Required task: Omit every picture, and retype the lines that run from the beginning of the data below through the line containing "d3.scaleLinear().domain([0, 7]).range([223.3, 434.7]);", inclusive.

[BEGIN Source material]

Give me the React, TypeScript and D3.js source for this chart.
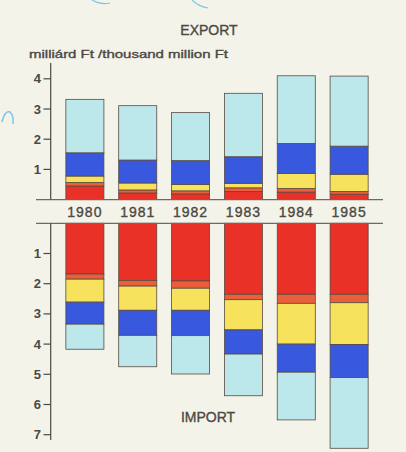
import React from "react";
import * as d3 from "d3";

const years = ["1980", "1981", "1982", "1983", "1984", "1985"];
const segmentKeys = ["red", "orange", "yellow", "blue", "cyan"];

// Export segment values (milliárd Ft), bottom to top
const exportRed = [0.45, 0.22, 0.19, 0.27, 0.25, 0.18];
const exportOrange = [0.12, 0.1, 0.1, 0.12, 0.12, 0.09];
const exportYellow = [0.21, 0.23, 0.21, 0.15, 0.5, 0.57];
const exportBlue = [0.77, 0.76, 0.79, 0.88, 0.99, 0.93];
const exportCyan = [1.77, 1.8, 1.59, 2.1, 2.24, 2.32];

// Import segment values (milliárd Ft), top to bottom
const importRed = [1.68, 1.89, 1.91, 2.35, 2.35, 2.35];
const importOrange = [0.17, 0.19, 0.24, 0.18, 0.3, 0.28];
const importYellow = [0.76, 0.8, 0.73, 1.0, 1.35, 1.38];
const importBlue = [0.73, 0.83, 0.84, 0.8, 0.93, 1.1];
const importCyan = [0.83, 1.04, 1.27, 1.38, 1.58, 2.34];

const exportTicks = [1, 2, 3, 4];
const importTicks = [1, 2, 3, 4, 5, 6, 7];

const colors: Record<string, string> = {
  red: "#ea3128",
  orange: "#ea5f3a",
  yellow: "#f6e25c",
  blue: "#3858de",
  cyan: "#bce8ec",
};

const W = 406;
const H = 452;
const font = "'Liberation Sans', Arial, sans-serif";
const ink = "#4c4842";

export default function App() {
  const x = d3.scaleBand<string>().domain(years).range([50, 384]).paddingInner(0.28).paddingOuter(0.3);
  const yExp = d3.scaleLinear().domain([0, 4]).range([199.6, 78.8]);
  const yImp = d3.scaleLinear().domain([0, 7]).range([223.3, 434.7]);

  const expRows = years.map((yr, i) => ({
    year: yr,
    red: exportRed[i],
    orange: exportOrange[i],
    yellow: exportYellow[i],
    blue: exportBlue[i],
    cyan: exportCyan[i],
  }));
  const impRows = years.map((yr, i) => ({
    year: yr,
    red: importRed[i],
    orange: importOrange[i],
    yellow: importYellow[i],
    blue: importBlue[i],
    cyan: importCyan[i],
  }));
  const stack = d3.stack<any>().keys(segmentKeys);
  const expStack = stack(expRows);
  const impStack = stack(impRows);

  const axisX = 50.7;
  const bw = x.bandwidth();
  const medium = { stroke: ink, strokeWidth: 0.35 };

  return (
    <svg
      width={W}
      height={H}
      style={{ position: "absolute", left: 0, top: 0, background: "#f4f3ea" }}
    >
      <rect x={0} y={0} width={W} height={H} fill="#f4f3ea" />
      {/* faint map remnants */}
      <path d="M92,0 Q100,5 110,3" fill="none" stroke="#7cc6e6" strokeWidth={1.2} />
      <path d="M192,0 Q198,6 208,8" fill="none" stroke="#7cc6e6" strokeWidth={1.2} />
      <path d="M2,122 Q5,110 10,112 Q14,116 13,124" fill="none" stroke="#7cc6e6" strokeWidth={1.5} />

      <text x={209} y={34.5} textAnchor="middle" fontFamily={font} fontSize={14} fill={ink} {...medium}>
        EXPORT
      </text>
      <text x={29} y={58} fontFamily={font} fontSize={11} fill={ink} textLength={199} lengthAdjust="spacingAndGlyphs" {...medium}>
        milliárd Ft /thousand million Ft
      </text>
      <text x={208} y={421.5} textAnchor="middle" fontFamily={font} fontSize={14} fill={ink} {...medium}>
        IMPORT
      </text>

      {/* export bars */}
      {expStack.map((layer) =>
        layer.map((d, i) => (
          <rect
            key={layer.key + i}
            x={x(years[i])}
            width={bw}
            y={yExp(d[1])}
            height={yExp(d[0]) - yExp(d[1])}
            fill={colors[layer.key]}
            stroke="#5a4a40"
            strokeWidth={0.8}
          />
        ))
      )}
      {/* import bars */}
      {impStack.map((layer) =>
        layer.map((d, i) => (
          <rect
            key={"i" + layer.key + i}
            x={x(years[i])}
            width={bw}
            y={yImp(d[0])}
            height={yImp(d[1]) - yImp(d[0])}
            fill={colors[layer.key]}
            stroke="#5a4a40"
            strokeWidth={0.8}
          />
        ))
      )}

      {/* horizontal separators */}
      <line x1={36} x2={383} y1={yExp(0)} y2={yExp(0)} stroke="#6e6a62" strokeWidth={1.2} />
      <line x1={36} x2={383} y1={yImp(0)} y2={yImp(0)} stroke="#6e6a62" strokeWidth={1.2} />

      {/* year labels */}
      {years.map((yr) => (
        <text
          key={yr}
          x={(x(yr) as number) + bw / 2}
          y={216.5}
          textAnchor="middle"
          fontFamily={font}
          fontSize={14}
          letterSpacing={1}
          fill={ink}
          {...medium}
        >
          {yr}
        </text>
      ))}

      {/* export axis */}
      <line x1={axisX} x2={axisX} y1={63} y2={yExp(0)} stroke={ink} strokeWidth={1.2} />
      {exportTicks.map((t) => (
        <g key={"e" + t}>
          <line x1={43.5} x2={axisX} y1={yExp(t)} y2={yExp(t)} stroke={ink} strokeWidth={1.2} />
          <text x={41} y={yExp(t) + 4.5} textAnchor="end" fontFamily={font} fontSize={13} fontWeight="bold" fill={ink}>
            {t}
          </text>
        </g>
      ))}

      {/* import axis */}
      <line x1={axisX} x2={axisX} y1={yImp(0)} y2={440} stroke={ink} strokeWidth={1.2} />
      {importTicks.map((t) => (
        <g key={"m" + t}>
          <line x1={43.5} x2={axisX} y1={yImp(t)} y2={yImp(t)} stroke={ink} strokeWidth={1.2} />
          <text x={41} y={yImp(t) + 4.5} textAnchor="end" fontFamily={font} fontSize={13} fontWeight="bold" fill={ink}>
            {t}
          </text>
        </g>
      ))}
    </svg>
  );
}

[END Source material]

Solution to the exercise:
Give me the React, TypeScript and D3.js source for this chart.
import React from "react";
import * as d3 from "d3";

const years = ["1980", "1981", "1982", "1983", "1984", "1985"];
const segmentKeys = ["red", "orange", "yellow", "blue", "cyan"];

// Export segment values (milliárd Ft), bottom to top
const exportRed = [0.45, 0.22, 0.19, 0.27, 0.25, 0.18];
const exportOrange = [0.12, 0.1, 0.1, 0.12, 0.12, 0.09];
const exportYellow = [0.21, 0.23, 0.21, 0.15, 0.5, 0.57];
const exportBlue = [0.77, 0.76, 0.79, 0.88, 0.99, 0.93];
const exportCyan = [1.77, 1.8, 1.59, 2.1, 2.24, 2.32];

// Import segment values (milliárd Ft), top to bottom
const importRed = [1.68, 1.89, 1.91, 2.35, 2.35, 2.35];
const importOrange = [0.17, 0.19, 0.24, 0.18, 0.3, 0.28];
const importYellow = [0.76, 0.8, 0.73, 1.0, 1.35, 1.38];
const importBlue = [0.73, 0.83, 0.84, 0.8, 0.93, 1.1];
const importCyan = [0.83, 1.04, 1.27, 1.38, 1.58, 2.34];

const exportTicks = [1, 2, 3, 4];
const importTicks = [1, 2, 3, 4, 5, 6, 7];

const colors: Record<string, string> = {
  red: "#ea3128",
  orange: "#ea5f3a",
  yellow: "#f6e25c",
  blue: "#3858de",
  cyan: "#bce8ec",
};

const W = 406;
const H = 452;
const font = "'Liberation Sans', Arial, sans-serif";
const ink = "#4c4842";

export default function App() {
  const x = d3.scaleBand<string>().domain(years).range([50, 384]).paddingInner(0.28).paddingOuter(0.3);
  const yExp = d3.scaleLinear().domain([0, 4]).range([199.6, 78.8]);
  const yImp = d3.scaleLinear().domain([0, 7]).range([223.3, 434.7]);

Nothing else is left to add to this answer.